Racial and Ethnic Identity Motivates PAR Scholars of Color: Scholars pursuing PAR often do so because of their own personal experiences of racial and ethnic marginalization. As researchers, these scholars remain committed to community-based work that centers the emic knowledge of communities of color and that addresses racism and white supremacy through the approaches to inquiry that they use. Panelists will discuss their motivations to pursue their research agendas, particularly the underrepresentation of both scholars and communities of color in research.

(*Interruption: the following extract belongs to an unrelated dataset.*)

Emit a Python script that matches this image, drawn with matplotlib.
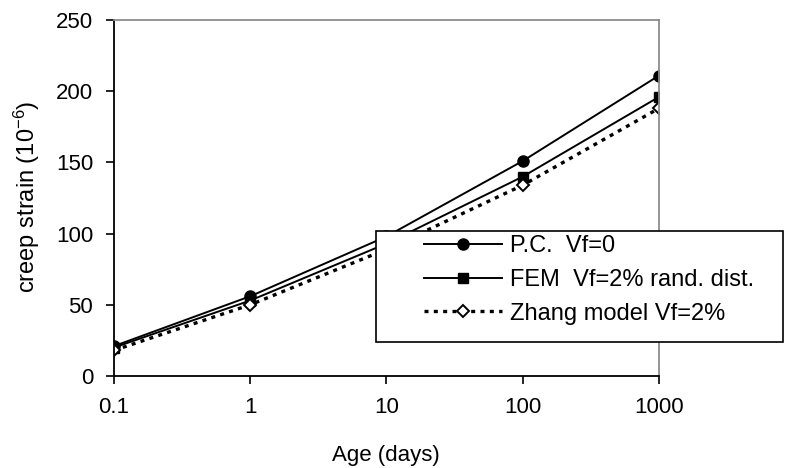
import numpy as np
import matplotlib
matplotlib.use("Agg")
import matplotlib.pyplot as plt
from matplotlib.patches import Rectangle

plt.rcParams["font.family"] = ["Liberation Sans", "DejaVu Sans"]
plt.rcParams["mathtext.fontset"] = "custom"
plt.rcParams["mathtext.rm"] = "Liberation Sans"
plt.rcParams["mathtext.it"] = "Liberation Sans"

# ---------- data ----------
age_days = [0.1, 1, 10, 100, 1000]
pc_vf0 = [21, 56, 98, 151, 211]
fem_vf2 = [20, 53, 93, 140, 196]
zhang_vf2 = [18, 50, 89, 134, 188]

x_ticks = [0.1, 1, 10, 100, 1000]
x_ticklabels = ["0.1", "1", "10", "100", "1000"]
y_ticks = [0, 50, 100, 150, 200, 250]

W, H = 785, 468
fig = plt.figure(figsize=(W / 100, H / 100), dpi=100)
ax = fig.add_axes([114 / W, 1 - 376 / H, (659 - 114) / W, (376 - 20) / H])

ax.plot(age_days, pc_vf0, "-", color="black", lw=1.4, marker="o", ms=8,
        label="P.C.  Vf=0")
ax.plot(age_days, fem_vf2, "-", color="black", lw=1.4, marker="s", ms=7.2,
        label="FEM  Vf=2% rand. dist.")
ax.plot(age_days, zhang_vf2, color="black", lw=2.4, ls=(0, (1.2, 1.6)),
        marker="D", ms=6.5, mfc="white", mec="black", mew=1.4,
        label="Zhang model Vf=2%")

ax.set_xscale("log")
ax.set_xlim(0.1, 1000)
ax.set_ylim(0, 250)
ax.set_xticks(x_ticks)
ax.set_xticklabels(x_ticklabels)
ax.xaxis.set_minor_locator(matplotlib.ticker.NullLocator())
ax.set_yticks(y_ticks)
ax.tick_params(axis="both", direction="out", length=6, width=1.2,
               labelsize=16, color="black")
ax.tick_params(axis="y", pad=9)
ax.tick_params(axis="x", pad=9)

for side in ["left", "bottom"]:
    ax.spines[side].set_color("black")
    ax.spines[side].set_linewidth(1.3)
for side in ["top", "right"]:
    ax.spines[side].set_color("#8c8c8c")
    ax.spines[side].set_linewidth(1.3)

fig.text(27 / W, 1 - 197 / H, "creep strain (10$^{-6}$)", rotation=90,
         ha="center", va="center", fontsize=17)
fig.text(386 / W, 1 - 455 / H, "Age (days)", ha="center", va="center",
         fontsize=16)

# legend box sticking out past the plot area
box = Rectangle((376 / W, 1 - 342 / H), (783 - 376) / W, (342 - 231) / H,
                transform=fig.transFigure, facecolor="white",
                edgecolor="black", lw=1.2, zorder=4)
fig.add_artist(box)
leg = fig.legend(loc="upper left", bbox_to_anchor=(424 / W, 1 - 235 / H),
                 frameon=False, fontsize=17, handlelength=3.3,
                 handletextpad=0.35, borderpad=0, labelspacing=0.5,
                 borderaxespad=0)
leg.set_zorder(6)

fig.savefig("out.png", dpi=100)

Academic Institutions Challenge PAR Scholars of Color: Scholars of color report overt and covert racism and microaggressions within academic institutions, though entry into these institutions can distance them from their communities of origin. Additionally, scholars of color experience institutional skepticism when they pursue unconventional approaches to research like PAR. Consequently, despite personal motivation, some scholars of color and others describe considering whether they can risk further marginalization by pursuing their methodologies of choice. Precipitated by movement through academia, panelists will share how their identities have shifted in ways that result in both experiences of privilege and marginalization.

Productivity Measures and Perceptions of PAR Illegitimacy Curtail Research: Productivity measured by factors such as publication count often disadvantages PAR scholars. Relationship building and the processes central to carrying out PAR are time-intensive. These methodologies are also viewed within academia as less legitimate than conventional forms of research. Panelists will share how productivity and perceptions of illegitimacy challenge their ability to pursue PAR, even if these methodologies are appropriate for answering their questions and centering the voices of communities of color.

This roundtable will: (1) provide findings from the study specific to scholars of color; (2) offer panelist reflections on the convergence and divergence of the findings from their individual experiences; and (3) make recommendations on how to advance a new research ethic that enhances the voices of communities of color, as well as promotes academic growth and recognition among scholars of color.